Plants lose their cool as carbon dioxide rises

Scientists have added a new phenomenon to the burgeoning list of global warming culprits.

Primary driver of climate change carbon dioxide, known for its “heat-trapping” property, has another deadly impact – it also lowers the cooling effect that plants produce through transpiration, scientists at the Indian Institute of Science (IISc.), the Carnegie Institution for Science, and NASA Ames Research Center, California, have found.

Their research paper, published in the latest online edition of the U.S. journal, Proceedings of the National Academy of Sciences, shows how plants, which thrive on carbon dioxide and release oxygen during photosynthesis, dramatically decrease their ability to transpire moisture through leaves when exposed to high levels of the greenhouse gas.

As much as a third of global warming will soon be due to its impact on plant physiology (and the rest from the greenhouse effect of the gas) in some parts of the world, including parts of Asia and South America, says the paper, co-authored by Govindasamy Bala of the Center for Atmospheric and Oceanic Sciences, and Ramakrishna Nemani of the Divecha Centre for Climate Change of the IISc.

Map shows percentage of warming in different parts of the world due to carbon dioxide's physiological effect on plants. - DIVYA GANDHI

During photosynthesis, plants cool the environment by releasing water through pores, or ‘stomata,’ on the surface of leaves. However when CO2 is increased, stomata open up less and the canopy transpires less, in a phenomenon called “CO2 physiological forcing,” Professor Bala says.
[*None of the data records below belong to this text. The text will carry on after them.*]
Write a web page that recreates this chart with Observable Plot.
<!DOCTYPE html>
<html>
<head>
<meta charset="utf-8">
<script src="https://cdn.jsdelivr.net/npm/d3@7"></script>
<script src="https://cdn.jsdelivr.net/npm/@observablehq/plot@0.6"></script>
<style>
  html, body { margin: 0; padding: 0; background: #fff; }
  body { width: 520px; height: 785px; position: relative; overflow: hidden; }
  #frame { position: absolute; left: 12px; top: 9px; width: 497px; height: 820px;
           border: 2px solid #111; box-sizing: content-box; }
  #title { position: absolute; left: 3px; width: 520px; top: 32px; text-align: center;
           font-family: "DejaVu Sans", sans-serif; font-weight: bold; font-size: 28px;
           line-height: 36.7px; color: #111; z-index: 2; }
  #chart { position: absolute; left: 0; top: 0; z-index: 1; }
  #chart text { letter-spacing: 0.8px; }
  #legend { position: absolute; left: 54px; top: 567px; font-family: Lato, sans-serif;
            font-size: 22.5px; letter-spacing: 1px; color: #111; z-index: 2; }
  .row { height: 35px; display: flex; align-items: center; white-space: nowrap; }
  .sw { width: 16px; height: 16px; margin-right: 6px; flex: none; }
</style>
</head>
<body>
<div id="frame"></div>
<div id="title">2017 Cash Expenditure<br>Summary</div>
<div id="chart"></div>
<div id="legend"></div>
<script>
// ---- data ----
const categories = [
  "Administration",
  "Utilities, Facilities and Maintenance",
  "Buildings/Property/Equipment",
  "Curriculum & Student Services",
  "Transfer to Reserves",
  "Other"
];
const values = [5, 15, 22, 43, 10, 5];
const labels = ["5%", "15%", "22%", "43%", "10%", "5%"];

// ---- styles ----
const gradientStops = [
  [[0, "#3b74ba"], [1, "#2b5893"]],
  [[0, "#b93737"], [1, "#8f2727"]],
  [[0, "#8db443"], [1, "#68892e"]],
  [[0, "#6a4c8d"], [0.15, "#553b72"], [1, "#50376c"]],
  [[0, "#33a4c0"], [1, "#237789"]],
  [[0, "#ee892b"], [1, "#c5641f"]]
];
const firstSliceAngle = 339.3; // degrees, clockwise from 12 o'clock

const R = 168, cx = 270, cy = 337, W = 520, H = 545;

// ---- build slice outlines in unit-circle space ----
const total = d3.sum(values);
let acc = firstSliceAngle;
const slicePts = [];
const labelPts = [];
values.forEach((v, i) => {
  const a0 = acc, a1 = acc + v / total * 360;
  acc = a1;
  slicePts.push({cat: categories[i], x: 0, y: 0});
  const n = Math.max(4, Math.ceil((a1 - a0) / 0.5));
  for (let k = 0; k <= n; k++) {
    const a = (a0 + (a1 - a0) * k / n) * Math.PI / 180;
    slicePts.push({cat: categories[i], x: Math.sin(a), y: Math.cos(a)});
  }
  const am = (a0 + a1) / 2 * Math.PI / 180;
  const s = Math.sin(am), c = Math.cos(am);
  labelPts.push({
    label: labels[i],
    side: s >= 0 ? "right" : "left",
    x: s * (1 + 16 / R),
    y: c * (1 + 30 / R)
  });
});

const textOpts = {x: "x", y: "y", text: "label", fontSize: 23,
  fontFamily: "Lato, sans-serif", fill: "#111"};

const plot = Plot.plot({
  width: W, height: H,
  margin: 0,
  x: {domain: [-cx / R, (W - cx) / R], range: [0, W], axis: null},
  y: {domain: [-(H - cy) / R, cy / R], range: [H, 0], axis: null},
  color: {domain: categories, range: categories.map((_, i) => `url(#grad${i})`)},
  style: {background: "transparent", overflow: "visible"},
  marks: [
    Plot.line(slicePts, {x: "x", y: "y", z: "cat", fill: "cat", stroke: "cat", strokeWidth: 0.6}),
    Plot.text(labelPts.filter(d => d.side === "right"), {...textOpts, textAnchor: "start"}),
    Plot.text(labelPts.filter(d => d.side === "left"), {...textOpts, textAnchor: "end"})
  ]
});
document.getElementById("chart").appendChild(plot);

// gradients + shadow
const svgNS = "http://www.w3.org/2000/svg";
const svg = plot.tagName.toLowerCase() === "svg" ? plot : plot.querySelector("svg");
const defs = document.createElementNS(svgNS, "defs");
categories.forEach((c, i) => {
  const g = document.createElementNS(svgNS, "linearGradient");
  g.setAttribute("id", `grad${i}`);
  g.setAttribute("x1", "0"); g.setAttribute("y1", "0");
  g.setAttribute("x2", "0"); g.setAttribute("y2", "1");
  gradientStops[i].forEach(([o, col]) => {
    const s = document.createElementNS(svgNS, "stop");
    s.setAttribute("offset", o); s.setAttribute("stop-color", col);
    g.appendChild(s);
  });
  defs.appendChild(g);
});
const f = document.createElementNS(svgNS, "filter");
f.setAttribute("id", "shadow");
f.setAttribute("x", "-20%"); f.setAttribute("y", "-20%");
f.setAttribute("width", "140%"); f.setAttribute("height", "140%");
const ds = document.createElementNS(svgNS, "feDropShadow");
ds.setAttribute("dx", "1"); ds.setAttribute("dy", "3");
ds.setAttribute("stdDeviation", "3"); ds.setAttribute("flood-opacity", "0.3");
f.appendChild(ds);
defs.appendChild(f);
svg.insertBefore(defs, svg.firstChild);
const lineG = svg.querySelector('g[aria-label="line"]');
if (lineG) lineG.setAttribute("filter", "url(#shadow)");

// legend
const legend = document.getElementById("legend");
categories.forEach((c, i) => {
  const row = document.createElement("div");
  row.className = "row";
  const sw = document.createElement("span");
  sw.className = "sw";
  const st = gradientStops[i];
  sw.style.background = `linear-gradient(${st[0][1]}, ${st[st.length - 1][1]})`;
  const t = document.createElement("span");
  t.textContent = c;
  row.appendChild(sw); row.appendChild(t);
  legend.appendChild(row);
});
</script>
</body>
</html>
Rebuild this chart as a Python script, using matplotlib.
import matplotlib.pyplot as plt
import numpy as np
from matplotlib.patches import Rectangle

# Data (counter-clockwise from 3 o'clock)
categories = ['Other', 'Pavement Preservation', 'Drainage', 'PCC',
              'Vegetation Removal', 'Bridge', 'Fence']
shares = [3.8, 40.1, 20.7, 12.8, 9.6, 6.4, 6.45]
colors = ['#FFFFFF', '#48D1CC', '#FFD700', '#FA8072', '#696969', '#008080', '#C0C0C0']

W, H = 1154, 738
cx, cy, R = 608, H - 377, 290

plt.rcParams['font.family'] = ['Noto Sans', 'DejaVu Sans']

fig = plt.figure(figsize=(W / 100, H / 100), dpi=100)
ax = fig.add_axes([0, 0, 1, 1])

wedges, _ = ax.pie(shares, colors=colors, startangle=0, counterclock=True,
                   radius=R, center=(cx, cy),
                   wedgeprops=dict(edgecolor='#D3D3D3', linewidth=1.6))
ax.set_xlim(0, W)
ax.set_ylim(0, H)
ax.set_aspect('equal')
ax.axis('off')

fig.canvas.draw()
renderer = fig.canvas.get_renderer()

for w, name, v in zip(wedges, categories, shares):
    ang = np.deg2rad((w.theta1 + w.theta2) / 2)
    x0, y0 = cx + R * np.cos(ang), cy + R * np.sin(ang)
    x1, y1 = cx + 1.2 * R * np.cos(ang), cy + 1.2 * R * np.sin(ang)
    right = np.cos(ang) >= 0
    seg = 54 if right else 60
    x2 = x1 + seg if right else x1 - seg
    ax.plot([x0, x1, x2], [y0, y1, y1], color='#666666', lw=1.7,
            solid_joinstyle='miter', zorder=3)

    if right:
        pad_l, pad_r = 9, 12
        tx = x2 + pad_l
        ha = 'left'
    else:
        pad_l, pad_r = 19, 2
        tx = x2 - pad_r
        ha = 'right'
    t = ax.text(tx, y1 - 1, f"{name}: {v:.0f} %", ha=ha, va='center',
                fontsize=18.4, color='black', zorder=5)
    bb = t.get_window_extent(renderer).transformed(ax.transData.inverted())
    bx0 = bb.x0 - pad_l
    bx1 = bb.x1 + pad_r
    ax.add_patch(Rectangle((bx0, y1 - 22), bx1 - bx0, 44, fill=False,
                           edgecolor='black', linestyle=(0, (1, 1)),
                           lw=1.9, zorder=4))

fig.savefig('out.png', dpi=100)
By increasing the CO2 levels (to twice the pre-industrial levels), this diminished transpiration of vegetation could account for 15 per cent of warming around the globe, their simulation models show.

CO2 is expected to be double that of its pre-industrial levels by the year 2050 or 2100, Professor Bala says. In India, these physiological changes could account for 10 per cent of warming, he adds. In East Asia, in the Amazon in South America and in parts of Europe and North America, it could account for 30 per cent of CO2 induced warming.

Scientists also found greater runoff from land in most areas with increased CO2, as more water from precipitation bypasses the plant cooling system and flows directly into rivers and streams.